To do:
Copy out all the lines in the records that include the word "Give".

* * *

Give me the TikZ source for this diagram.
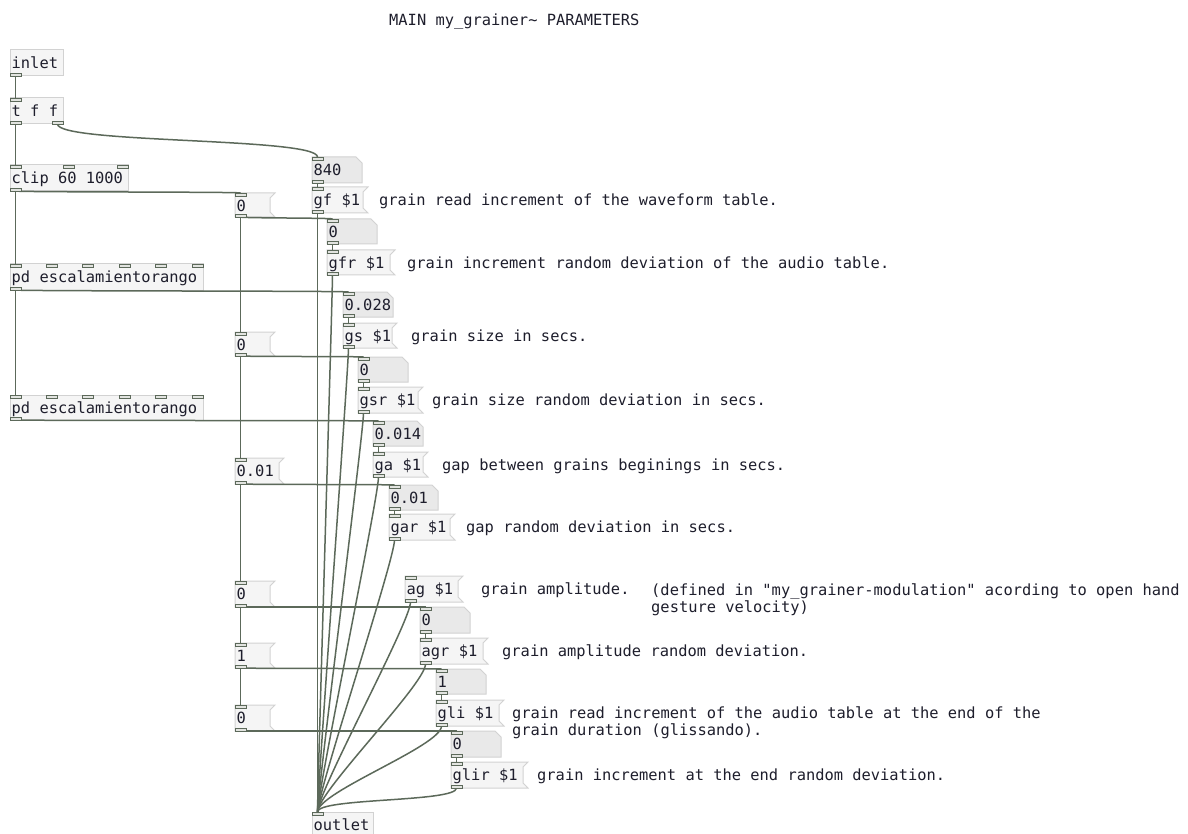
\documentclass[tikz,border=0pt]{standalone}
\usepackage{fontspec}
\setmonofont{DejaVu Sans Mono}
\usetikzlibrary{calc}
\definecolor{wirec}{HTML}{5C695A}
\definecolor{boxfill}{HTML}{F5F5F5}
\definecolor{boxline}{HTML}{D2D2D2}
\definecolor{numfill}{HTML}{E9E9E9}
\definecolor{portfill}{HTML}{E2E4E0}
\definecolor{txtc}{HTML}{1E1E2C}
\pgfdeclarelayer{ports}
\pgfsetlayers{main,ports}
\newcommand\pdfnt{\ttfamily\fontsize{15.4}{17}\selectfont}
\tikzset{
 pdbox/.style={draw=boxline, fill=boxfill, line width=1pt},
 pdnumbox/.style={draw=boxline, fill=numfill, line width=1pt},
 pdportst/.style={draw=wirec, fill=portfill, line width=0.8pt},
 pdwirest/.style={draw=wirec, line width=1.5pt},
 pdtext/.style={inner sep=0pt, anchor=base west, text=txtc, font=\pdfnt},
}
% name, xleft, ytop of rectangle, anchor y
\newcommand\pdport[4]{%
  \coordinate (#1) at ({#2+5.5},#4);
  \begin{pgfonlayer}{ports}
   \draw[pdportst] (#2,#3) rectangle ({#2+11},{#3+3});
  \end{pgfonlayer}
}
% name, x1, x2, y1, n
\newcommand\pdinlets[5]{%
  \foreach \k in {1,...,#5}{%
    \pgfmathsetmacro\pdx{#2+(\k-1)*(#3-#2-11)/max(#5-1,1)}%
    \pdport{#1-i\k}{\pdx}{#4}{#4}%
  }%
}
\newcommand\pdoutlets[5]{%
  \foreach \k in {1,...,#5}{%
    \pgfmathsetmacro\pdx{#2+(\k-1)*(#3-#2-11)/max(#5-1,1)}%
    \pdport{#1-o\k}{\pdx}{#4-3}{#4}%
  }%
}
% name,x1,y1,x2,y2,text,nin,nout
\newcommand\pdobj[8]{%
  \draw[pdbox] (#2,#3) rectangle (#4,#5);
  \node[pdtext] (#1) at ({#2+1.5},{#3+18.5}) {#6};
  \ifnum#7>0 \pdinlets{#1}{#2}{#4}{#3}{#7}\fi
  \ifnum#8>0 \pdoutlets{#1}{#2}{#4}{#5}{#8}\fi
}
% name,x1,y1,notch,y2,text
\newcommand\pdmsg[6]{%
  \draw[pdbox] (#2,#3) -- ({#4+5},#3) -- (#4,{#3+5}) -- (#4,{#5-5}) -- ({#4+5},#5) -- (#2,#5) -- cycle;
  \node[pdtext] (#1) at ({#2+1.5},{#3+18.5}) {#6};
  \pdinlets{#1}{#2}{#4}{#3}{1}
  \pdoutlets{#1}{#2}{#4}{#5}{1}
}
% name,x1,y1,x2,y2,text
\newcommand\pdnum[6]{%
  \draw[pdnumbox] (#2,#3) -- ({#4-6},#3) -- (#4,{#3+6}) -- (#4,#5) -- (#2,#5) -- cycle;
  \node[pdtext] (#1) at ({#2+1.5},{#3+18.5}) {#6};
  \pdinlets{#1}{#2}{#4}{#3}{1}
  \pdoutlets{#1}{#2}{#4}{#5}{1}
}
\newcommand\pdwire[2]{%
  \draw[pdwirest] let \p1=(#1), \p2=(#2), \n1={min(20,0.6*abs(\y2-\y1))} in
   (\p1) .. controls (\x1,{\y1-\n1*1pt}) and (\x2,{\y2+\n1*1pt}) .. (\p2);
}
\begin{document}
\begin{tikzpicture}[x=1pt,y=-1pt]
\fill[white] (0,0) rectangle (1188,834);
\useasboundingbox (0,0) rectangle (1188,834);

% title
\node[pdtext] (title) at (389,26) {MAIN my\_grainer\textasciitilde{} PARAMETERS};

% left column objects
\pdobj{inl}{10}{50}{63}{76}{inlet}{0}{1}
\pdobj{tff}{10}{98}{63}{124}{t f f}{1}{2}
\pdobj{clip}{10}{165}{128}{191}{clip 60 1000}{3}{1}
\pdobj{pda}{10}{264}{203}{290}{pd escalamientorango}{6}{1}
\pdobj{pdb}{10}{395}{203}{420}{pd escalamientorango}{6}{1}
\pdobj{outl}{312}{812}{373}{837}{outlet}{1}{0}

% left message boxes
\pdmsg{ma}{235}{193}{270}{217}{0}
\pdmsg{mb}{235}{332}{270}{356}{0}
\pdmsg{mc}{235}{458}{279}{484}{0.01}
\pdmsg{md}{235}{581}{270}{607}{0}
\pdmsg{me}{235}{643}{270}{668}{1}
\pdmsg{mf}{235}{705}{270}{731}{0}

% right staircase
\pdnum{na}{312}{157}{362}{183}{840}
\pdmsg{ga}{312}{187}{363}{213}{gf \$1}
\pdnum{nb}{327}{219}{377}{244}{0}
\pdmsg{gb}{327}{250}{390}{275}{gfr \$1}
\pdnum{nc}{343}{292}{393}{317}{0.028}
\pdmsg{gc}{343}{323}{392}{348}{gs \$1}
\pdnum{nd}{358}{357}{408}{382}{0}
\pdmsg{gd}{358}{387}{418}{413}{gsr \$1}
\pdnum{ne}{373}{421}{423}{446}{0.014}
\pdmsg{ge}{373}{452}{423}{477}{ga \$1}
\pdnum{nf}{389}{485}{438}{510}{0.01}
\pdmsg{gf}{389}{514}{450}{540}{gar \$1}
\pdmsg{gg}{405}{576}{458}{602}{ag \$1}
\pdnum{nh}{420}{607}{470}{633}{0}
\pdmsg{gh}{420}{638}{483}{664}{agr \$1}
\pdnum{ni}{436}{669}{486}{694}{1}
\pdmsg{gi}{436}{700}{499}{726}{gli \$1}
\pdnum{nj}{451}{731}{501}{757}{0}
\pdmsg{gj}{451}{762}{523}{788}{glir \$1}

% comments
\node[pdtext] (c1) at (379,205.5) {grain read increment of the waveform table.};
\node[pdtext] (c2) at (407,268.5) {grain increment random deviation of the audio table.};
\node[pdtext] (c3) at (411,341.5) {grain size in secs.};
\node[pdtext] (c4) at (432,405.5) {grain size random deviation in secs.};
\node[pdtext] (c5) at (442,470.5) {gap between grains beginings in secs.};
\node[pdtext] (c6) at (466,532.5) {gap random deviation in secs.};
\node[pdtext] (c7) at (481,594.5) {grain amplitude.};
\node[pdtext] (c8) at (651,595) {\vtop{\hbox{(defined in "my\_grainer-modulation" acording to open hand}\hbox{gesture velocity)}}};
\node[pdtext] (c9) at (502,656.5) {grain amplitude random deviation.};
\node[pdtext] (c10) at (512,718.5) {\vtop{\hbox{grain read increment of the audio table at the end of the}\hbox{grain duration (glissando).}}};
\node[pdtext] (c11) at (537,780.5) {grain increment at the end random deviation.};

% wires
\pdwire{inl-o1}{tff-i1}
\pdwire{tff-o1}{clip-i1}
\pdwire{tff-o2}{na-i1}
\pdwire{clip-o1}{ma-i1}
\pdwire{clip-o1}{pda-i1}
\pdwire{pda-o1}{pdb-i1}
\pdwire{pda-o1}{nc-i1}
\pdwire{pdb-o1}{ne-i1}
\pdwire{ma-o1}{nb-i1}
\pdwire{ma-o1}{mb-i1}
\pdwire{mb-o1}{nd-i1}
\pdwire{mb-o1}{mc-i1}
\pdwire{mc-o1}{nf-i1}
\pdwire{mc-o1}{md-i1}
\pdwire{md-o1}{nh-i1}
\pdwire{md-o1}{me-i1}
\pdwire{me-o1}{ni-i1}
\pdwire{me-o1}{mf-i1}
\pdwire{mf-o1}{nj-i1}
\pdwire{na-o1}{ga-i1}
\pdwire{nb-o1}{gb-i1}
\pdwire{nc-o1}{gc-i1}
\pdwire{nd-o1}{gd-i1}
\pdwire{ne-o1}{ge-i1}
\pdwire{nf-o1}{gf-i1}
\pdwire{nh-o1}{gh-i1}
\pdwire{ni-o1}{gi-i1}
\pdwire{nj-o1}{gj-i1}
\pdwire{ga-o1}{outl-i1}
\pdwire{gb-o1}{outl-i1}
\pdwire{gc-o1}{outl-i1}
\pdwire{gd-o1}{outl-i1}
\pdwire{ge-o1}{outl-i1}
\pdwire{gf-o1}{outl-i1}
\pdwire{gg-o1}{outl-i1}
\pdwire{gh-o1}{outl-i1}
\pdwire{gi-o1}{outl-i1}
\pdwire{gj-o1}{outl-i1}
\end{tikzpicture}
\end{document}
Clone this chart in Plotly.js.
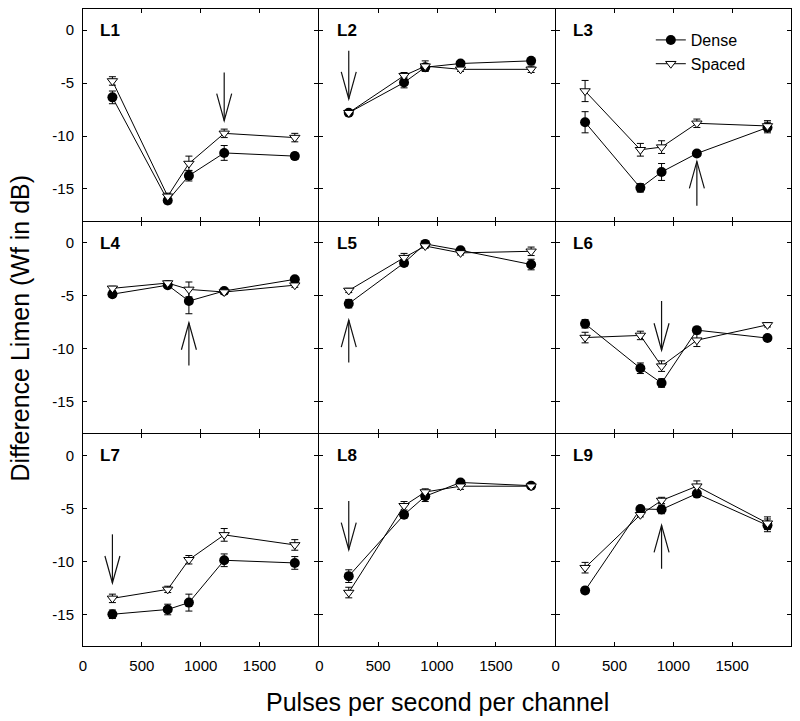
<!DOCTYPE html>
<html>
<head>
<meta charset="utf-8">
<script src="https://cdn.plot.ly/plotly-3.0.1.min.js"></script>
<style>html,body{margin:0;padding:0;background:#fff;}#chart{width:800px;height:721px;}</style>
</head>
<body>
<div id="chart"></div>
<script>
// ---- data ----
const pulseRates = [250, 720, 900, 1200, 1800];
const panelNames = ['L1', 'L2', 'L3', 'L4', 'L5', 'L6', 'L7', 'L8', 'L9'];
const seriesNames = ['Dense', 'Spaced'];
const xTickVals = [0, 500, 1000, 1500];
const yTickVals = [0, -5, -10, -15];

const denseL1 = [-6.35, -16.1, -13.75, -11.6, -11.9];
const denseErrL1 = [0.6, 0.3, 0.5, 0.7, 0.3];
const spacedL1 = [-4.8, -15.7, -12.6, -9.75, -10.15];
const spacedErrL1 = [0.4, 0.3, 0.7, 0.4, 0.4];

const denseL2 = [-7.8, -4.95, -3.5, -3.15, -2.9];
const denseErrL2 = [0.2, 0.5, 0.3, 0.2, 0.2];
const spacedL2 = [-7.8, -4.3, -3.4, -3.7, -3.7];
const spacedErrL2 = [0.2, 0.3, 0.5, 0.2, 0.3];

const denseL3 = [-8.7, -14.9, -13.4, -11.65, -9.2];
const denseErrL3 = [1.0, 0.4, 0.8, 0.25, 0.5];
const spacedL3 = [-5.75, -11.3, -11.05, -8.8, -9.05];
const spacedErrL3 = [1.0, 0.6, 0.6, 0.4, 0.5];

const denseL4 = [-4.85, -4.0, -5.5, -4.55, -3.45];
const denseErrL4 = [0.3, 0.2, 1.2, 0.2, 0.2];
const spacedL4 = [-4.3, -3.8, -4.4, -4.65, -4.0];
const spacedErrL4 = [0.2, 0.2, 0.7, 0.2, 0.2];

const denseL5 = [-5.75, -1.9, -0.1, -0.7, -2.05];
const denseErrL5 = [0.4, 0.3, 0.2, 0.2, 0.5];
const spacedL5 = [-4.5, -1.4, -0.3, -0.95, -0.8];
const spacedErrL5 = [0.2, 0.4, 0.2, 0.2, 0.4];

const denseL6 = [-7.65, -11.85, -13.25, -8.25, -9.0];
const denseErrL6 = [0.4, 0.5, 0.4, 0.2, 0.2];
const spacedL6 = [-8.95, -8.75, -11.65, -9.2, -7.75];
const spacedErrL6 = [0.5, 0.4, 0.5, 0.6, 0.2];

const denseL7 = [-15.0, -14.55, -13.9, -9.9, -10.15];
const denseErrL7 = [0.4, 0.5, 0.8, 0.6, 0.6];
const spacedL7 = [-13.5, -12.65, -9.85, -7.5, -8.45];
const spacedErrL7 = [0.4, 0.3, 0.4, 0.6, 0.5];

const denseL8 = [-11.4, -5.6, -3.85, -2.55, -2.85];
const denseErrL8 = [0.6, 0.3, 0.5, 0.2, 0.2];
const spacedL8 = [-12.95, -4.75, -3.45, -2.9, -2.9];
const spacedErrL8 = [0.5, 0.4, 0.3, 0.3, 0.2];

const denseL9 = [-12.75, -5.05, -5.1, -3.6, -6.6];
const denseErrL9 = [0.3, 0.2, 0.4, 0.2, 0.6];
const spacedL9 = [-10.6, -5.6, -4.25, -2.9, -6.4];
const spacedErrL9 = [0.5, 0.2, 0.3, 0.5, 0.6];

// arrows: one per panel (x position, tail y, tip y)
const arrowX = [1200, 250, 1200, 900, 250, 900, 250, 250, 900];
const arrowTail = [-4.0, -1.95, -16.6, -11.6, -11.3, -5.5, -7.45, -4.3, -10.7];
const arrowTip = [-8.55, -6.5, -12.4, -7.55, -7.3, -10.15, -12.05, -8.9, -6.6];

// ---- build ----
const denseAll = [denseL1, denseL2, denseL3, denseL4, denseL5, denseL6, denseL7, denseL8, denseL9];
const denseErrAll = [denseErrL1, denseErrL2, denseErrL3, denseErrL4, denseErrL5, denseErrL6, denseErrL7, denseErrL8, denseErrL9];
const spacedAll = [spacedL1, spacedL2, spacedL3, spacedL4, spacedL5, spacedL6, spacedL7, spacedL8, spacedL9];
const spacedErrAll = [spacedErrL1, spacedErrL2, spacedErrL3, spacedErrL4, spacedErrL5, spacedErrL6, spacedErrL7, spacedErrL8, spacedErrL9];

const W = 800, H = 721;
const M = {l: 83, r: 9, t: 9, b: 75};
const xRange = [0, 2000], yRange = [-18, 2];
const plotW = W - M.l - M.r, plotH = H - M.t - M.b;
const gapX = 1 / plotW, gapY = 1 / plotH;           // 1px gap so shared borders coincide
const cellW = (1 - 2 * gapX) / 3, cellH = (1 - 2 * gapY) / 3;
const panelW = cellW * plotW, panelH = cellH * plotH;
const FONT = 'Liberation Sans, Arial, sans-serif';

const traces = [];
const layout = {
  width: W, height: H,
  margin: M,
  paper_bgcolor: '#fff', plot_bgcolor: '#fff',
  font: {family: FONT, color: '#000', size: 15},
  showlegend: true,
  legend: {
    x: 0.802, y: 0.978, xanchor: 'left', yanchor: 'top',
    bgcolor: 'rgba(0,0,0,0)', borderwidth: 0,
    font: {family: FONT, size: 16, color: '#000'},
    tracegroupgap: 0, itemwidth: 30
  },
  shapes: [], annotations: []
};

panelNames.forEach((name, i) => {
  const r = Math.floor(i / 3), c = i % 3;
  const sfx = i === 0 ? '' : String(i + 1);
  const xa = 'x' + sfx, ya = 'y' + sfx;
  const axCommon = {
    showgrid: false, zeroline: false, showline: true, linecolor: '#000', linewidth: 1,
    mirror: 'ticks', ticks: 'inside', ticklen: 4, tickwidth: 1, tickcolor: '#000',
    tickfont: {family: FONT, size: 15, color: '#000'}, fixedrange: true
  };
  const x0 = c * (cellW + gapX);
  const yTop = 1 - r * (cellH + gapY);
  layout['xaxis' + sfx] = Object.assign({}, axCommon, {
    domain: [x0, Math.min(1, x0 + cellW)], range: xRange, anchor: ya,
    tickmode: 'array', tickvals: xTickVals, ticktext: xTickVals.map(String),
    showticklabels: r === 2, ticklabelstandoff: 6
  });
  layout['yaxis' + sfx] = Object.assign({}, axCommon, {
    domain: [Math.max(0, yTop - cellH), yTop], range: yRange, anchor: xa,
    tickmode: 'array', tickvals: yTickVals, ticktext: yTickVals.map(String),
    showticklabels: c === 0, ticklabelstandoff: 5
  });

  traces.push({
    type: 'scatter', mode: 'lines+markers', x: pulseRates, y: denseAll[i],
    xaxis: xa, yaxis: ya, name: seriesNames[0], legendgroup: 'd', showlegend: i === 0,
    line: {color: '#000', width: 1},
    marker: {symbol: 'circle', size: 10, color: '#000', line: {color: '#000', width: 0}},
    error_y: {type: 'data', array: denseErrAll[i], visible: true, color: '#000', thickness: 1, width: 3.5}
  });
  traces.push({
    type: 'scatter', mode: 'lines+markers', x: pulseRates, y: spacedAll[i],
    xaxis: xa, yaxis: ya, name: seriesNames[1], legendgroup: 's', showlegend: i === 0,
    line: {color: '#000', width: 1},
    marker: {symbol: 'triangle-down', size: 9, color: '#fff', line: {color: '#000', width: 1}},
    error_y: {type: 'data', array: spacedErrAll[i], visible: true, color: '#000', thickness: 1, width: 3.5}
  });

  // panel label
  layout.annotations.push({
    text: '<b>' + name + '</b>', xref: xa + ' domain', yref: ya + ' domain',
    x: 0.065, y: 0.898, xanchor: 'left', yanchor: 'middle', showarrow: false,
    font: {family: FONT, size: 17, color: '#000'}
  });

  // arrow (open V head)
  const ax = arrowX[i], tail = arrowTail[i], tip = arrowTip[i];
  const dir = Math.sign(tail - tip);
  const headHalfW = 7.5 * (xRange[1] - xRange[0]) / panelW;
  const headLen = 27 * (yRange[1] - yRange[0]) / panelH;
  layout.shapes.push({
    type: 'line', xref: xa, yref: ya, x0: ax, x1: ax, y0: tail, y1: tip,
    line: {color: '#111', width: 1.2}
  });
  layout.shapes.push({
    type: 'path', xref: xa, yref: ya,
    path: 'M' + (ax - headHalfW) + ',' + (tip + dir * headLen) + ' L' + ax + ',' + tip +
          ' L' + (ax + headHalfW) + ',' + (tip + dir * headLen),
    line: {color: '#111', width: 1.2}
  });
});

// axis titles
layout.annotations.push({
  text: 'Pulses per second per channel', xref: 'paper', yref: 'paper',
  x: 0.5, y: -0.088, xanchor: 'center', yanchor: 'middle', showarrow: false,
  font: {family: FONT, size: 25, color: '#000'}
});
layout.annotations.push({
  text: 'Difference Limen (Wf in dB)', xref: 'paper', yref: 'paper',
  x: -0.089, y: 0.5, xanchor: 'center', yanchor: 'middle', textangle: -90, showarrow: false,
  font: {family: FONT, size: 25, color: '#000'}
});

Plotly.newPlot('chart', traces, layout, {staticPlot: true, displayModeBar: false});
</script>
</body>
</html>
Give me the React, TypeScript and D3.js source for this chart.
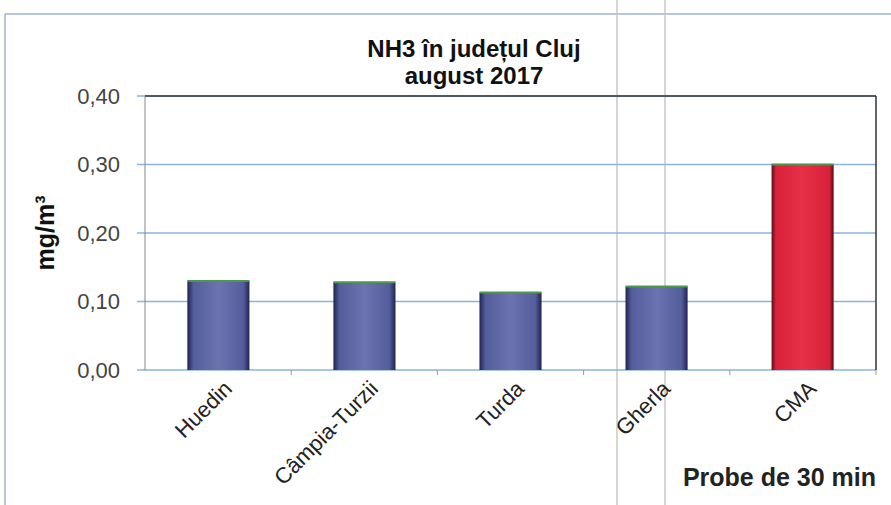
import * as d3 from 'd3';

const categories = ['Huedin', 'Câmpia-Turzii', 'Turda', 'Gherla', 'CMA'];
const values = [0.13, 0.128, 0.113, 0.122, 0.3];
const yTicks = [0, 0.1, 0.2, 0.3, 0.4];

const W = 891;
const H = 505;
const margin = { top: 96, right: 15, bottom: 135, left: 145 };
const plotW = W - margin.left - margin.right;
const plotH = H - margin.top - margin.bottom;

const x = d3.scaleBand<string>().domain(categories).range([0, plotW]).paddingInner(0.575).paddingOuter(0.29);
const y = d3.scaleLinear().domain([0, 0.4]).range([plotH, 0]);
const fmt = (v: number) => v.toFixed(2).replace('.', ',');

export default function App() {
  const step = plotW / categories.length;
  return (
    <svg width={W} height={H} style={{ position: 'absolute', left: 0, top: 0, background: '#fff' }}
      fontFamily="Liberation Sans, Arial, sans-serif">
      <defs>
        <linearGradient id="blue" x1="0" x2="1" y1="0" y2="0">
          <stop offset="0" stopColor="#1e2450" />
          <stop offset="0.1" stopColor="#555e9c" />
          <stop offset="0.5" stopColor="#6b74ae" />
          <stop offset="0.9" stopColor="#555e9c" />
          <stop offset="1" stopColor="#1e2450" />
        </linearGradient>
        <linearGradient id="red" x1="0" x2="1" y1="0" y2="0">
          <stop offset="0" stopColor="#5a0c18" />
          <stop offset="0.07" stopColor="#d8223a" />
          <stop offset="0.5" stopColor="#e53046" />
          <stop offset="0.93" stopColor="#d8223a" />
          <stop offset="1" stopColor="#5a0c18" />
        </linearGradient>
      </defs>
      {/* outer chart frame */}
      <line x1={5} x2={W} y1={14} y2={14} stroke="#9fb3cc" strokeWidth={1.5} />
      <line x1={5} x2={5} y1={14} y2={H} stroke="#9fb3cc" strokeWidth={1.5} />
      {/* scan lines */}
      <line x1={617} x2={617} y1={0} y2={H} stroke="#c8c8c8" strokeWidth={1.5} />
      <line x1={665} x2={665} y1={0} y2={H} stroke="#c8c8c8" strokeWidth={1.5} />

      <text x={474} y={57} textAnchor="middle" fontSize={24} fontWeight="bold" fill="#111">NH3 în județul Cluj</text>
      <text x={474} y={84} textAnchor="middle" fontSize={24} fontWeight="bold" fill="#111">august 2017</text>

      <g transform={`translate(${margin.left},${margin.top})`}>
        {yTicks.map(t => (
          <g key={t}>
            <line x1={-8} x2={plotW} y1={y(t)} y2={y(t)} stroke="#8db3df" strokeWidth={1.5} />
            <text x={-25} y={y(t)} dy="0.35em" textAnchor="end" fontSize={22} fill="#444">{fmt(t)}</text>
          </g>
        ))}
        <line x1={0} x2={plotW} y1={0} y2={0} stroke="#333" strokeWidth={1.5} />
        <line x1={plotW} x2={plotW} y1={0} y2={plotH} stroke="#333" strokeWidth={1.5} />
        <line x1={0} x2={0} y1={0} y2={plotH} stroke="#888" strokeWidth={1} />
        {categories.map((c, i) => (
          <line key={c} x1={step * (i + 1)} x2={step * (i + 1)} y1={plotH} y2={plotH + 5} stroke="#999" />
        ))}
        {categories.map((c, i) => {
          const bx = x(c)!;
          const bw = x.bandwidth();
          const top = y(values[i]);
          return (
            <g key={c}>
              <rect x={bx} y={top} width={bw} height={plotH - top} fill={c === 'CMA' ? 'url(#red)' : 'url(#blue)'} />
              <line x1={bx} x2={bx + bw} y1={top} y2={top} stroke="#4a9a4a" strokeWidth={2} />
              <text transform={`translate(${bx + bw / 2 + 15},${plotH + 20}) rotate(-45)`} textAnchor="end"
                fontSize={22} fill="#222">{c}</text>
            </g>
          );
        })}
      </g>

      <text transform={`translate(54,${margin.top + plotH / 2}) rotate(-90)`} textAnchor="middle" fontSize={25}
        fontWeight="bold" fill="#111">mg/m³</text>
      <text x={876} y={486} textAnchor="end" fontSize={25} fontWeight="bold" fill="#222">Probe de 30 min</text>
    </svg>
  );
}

* * *

Result of the exercise:
Give me the TikZ source for this diagram.
Give me the React, TypeScript and D3.js source for this chart.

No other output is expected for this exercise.